ROPA NAFTOWA
Wstrzymane dostaw rosyjskiej ropy do Polski i Niemiec.
Strona popytowa na rynku ropy naftowej nadal się nie poddaje. Wczorajsza sesja zakończyła się niewielką zniżką notowań amerykańskiej ropy naftowej WTI, jednak cena tego surowca dzisiaj rano wróciła do zwyżek i porusza się w okolicach 66 USD za uncję. Tymczasem notowania europejskiej ropy Brent zakończyły wczorajszą sesję na plusie, a dzisiaj dynamika zwyżek nawet wzrosła. W rezultacie, cena tego gatunku ropy wyraźnie przekracza już poziom 75 USD za baryłkę. To najwyższa cena ropy Brent od końca października ubiegłego roku.
Czynnikiem, który wspiera zwyżkę cen ropy naftowej – zwłaszcza tej w Europie – jest zawieszenie dostaw rosyjskiej ropy naftowej do Polski i Niemiec ropociągiem Przyjaźń ze względu na niską jakość surowca.
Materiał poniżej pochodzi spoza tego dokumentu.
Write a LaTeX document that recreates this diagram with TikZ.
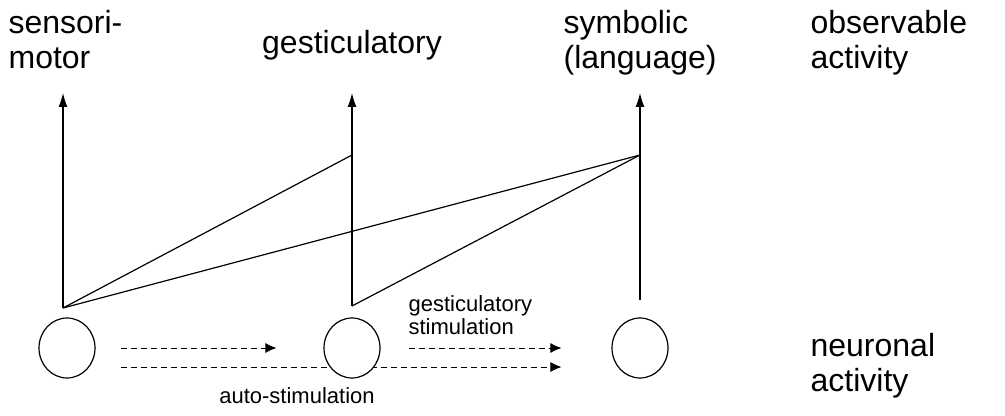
\documentclass[tikz,border=0pt]{standalone}
\usepackage{fontspec}
\setmainfont{Liberation Sans}
\usetikzlibrary{arrows.meta,positioning,shapes.geometric,backgrounds}

\begin{document}
\begin{tikzpicture}[x=0.5pt, y=-0.5pt, line width=0.6pt,
  big/.style={font=\fontsize{16}{17.5}\selectfont, align=left, inner sep=0pt},
  small/.style={font=\fontsize{11}{11.5}\selectfont, align=left, inner sep=0pt},
  cell/.style={ellipse, draw, fill=white, minimum width=28pt, minimum height=30pt, inner sep=0pt},
  up/.style={-{Latex[length=7pt,width=4.5pt]}},
  stim/.style={dash pattern=on 3pt off 2pt, -{Latex[length=5.5pt,width=5pt]}}]
\useasboundingbox (0,0) rectangle (1005,416);
%observable activity
\node[big, anchor=north west] (sm) at (8,10) {sensori-\\motor};
\node[big] (ge) at (352,45) {gesticulatory};
\node[big, anchor=north west] (sy) at (563,10) {symbolic\\(language)};
\node[big, anchor=north west] (ob) at (810,10) {observable\\activity};
%neuronal activity
\node[cell] (n1) at (67,348) {};
\node[cell] (n2) at (352,348) {};
\node[cell] (n3) at (640,348) {};
\node[big, anchor=north west] (ne) at (810,333) {neuronal\\activity};
%connections
\coordinate (t1) at (63,93);
\coordinate (t2) at (352,93);
\coordinate (t3) at (640,93);
\coordinate (b1) at (63,308);
\coordinate (b2) at (352,306);
\coordinate (b3) at (640,300);
\coordinate (j2) at (352,155);
\coordinate (j3) at (640,155);
\draw[up] (b1) -- (t1);
\draw[up] (b2) -- (t2);
\draw[up] (b3) -- (t3);
\draw (b1) -- (j2);
\draw (b1) -- (j3);
\draw (b2) -- (j3);
%stimulation
\begin{scope}[on background layer]
\draw[stim, shorten <=12.5pt, shorten >=23.5pt] (n1.east) -- (n2.west);
\draw[stim, shorten <=14pt, shorten >=25pt] (n2.east) -- (n3.west);
\draw[stim, shorten <=12.5pt, shorten >=25pt] ([yshift=-9.5pt]n1.east) -- ([yshift=-9.5pt]n3.west);
\end{scope}
\node[small, anchor=north west] (gs) at (408,295) {gesticulatory\\stimulation};
\node[small] (as) at (297,396) {auto-stimulation};
\end{tikzpicture}
\end{document}
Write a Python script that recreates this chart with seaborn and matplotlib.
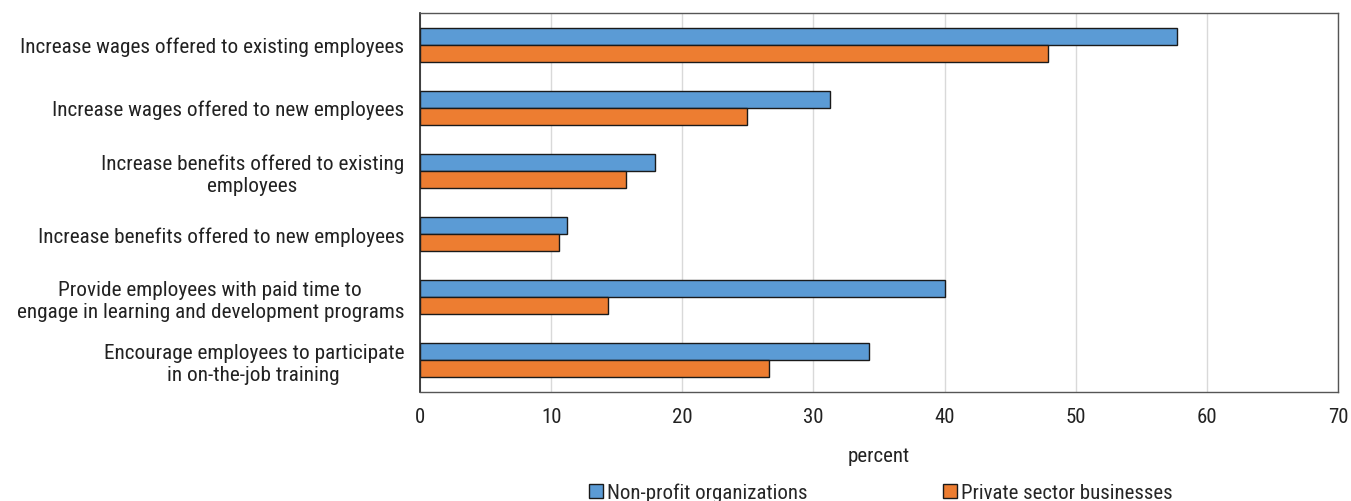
import matplotlib
matplotlib.use("Agg")
import matplotlib.pyplot as plt
import seaborn as sns
import pandas as pd
from matplotlib.patches import Patch

categories = [
    "Increase wages offered to existing employees",
    "Increase wages offered to new employees",
    "Increase benefits offered to existing\nemployees",
    "Increase benefits offered to new employees",
    "Provide employees with paid time to\nengage in learning and development programs",
    "Encourage employees to participate\nin on-the-job training",
]
series_names = ["Non-profit organizations", "Private sector businesses"]
nonprofit = [57.7, 31.3, 17.9, 11.2, 40.0, 34.2]
private = [47.9, 24.9, 15.7, 10.6, 14.3, 26.6]
colors = ["#5B9BD5", "#ED7D31"]

df = pd.DataFrame({
    "category": categories * 2,
    "series": [series_names[0]] * len(categories) + [series_names[1]] * len(categories),
    "percent": nonprofit + private,
})

sns.set_theme(style="white")
plt.rcParams["font.family"] = ["Roboto Condensed", "DejaVu Sans"]

fig = plt.figure(figsize=(13.51, 5.02), dpi=100)
ax = fig.add_axes([420 / 1351, 1 - 393 / 502, (1338 - 420) / 1351, (393 - 14) / 502])

sns.barplot(
    data=df, y="category", x="percent", hue="series", order=categories,
    hue_order=series_names, palette=colors, orient="h", width=0.54,
    edgecolor="#1a1a1a", linewidth=1.0, saturation=1, ax=ax, legend=False,
)

ax.set_xlim(0, 70)
ax.set_xticks(range(0, 71, 10))
ax.set_ylim(5.5, -0.5)
ax.xaxis.grid(True, color="#d9d9d9", linewidth=1)
ax.set_axisbelow(True)
for side in ["top", "right", "bottom"]:
    ax.spines[side].set_color("#555555")
    ax.spines[side].set_linewidth(1)
ax.spines["left"].set_color("#222222")
ax.spines["left"].set_linewidth(1.2)

text_color = "#222222"
ax.set_ylabel("")
ax.set_xlabel("percent", fontsize=15, color=text_color, labelpad=14)
ax.tick_params(axis="x", labelsize=15, colors=text_color, length=0, pad=11)
ax.tick_params(axis="y", labelsize=15.3, colors=text_color, length=0, pad=11.5)
for lbl in ax.get_yticklabels():
    lbl.set_horizontalalignment("right")
    lbl.set_multialignment("center")

handles = [Patch(facecolor=c, edgecolor="#1a1a1a", linewidth=1.0) for c in colors]
fig.legend(
    handles, series_names, loc="lower center", bbox_to_anchor=(0.652, -0.04),
    ncol=2, frameon=False, fontsize=15, handlelength=0.65, handleheight=0.65,
    handletextpad=0.2, columnspacing=6.5,
)

fig.savefig("out.png", dpi=100, facecolor="white")
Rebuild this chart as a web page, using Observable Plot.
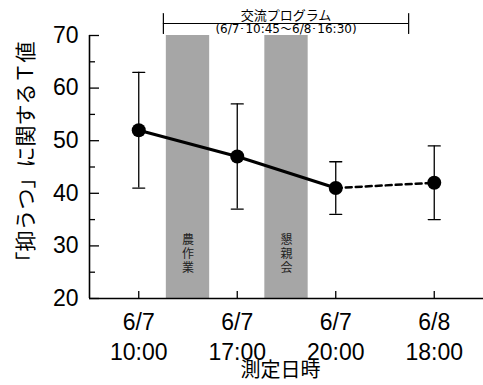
<!DOCTYPE html>
<html><head><meta charset="utf-8">
<script src="https://cdn.jsdelivr.net/npm/d3@7"></script>
<script src="https://cdn.jsdelivr.net/npm/@observablehq/plot@0.6"></script>
<style>body{margin:0;background:#fff}</style>
</head><body><div id="chart"></div>
<script>
const timeLabels = ["6/7\n10:00", "6/7\n17:00", "6/7\n20:00", "6/8\n18:00"];
const means = [52, 47, 41, 42];
const lows = [41, 37, 36, 35];
const highs = [63, 57, 46, 49];
const yTicks = [20, 30, 40, 50, 60, 70];
const yMinorTicks = [25, 35, 45, 55, 65];
const activityLabels = ["農\n作\n業", "懇\n親\n会"];
const activityStarts = [0.28, 1.28];
const activityEnds = [0.72, 1.72];
const programTitle = "交流プログラム";
const programSub = "(6/7･10:45～6/8･16:30)";
const programStart = 0.25;
const programEnd = 2.74;

const data = timeLabels.map((t, i) => ({i, t, mean: means[i], lo: lows[i], hi: highs[i]}));
const acts = activityLabels.map((l, k) => ({label: l, start: activityStarts[k], end: activityEnds[k]}));
const prog = [{start: programStart, end: programEnd, mid: (programStart + programEnd) / 2}];
const progEnds = [programStart, programEnd];
const jp = "'Noto Sans CJK JP', sans-serif";
const capShape = {draw(ctx, l) { ctx.moveTo(0, 0); ctx.lineTo(0, -l); }};

const chart = Plot.plot({
  width: 483, height: 385,
  marginLeft: 89, marginRight: 0, marginTop: 35, marginBottom: 87,
  style: {fontFamily: "'Liberation Sans', Arial, sans-serif", background: "white", color: "black"},
  x: {type: "linear", domain: [-0.5, 3.5]},
  y: {domain: [20, 70]},
  marks: [
    Plot.rect(acts, {x1: "start", x2: "end", y1: 20, y2: 70, fill: "#a6a6a6"}),
    Plot.text(acts, {x: d => (d.start + d.end) / 2, y: 28.5, text: "label", fontSize: 12, lineHeight: 1.15, fontFamily: jp, fill: "#222"}),
    // program bracket
    Plot.ruleY(prog, {y: () => 70, x1: "start", x2: "end", dy: -12, stroke: "black", strokeWidth: 1.2}),
    Plot.vector(progEnds, {x: d => d, y: () => 70, dy: -12, length: 20, anchor: "middle", shape: capShape, stroke: "black", strokeWidth: 1.2}),
    Plot.text(prog, {x: "mid", y: () => 70, dy: -20, text: () => programTitle, fontSize: 13, fontFamily: jp}),
    Plot.text(prog, {x: "mid", y: () => 70, dy: -6, text: () => programSub, fontSize: 12, fontFamily: "'DejaVu Sans', sans-serif"}),
    Plot.axisY({ticks: yTicks, tickSize: -10, tickFormat: () => "", label: null, strokeWidth: 1.3}),
    Plot.axisY({ticks: yMinorTicks, tickSize: -6, tickFormat: () => "", label: null, strokeWidth: 1.3}),
    Plot.axisY({ticks: yTicks, tickSize: 0, tickPadding: 11, fontSize: 23, label: null}),
    Plot.axisX({ticks: [0, 1, 2, 3], tickSize: -7, tickFormat: () => "", label: null, strokeWidth: 1.3}),
    Plot.axisX({ticks: [0, 1, 2, 3], tickSize: 0, tickPadding: 10, fontSize: 23, lineHeight: 1.3, tickFormat: i => timeLabels[i], label: null}),
    Plot.ruleX([-0.5], {stroke: "black", strokeWidth: 1.6}),
    Plot.ruleY([20], {stroke: "black", strokeWidth: 1.6}),
    Plot.text(["「抑うつ」に関するＴ値"], {frameAnchor: "left", textAnchor: "middle", lineAnchor: "middle", rotate: -90, dx: -63, dy: -10, fontSize: 21, fontFamily: jp}),
    Plot.text(["測定日時"], {frameAnchor: "bottom", lineAnchor: "middle", dx: -6, dy: 72, fontSize: 20, fontFamily: jp}),
    // error bars
    Plot.ruleX(data, {x: "i", y1: "lo", y2: "hi", stroke: "black", strokeWidth: 1.3}),
    Plot.vector(data, {x: "i", y: "hi", length: 12, rotate: 90, anchor: "middle", shape: capShape, stroke: "black", strokeWidth: 1.3}),
    Plot.vector(data, {x: "i", y: "lo", length: 12, rotate: 90, anchor: "middle", shape: capShape, stroke: "black", strokeWidth: 1.3}),
    Plot.line(data.slice(0, 3), {x: "i", y: "mean", stroke: "black", strokeWidth: 3}),
    Plot.line(data.slice(2), {x: "i", y: "mean", stroke: "black", strokeWidth: 2.5, strokeDasharray: "6,4"}),
    Plot.dot(data, {x: "i", y: "mean", r: 7, fill: "black", stroke: "none"})
  ]
});
document.getElementById("chart").appendChild(chart);
</script>
</body></html>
Na taki krok zdecydowano się ze względu na fakt, że zanotowane zbyt wysokie stężenie chlorków organicznych w rosyjskiej ropie mogło doprowadzić do uszkodzenia infrastruktury w rafineriach. Sytuacja ta nie jest komfortowa – zwłaszcza dla samej Rosji, w tym transportującej ropę spółki Transnieft – jednak najprawdopodobniej nie doprowadzi ona do istotnego zaburzenia funkcjonowania rynku naftowego w tej części Europy. Zarówno Polska, jak i Niemcy, realizują politykę dywersyfikacji dostaw ropy naftowej. Ponadto, Rosja już zapowiada dążenie do jak najszybszego uporania się z problemem.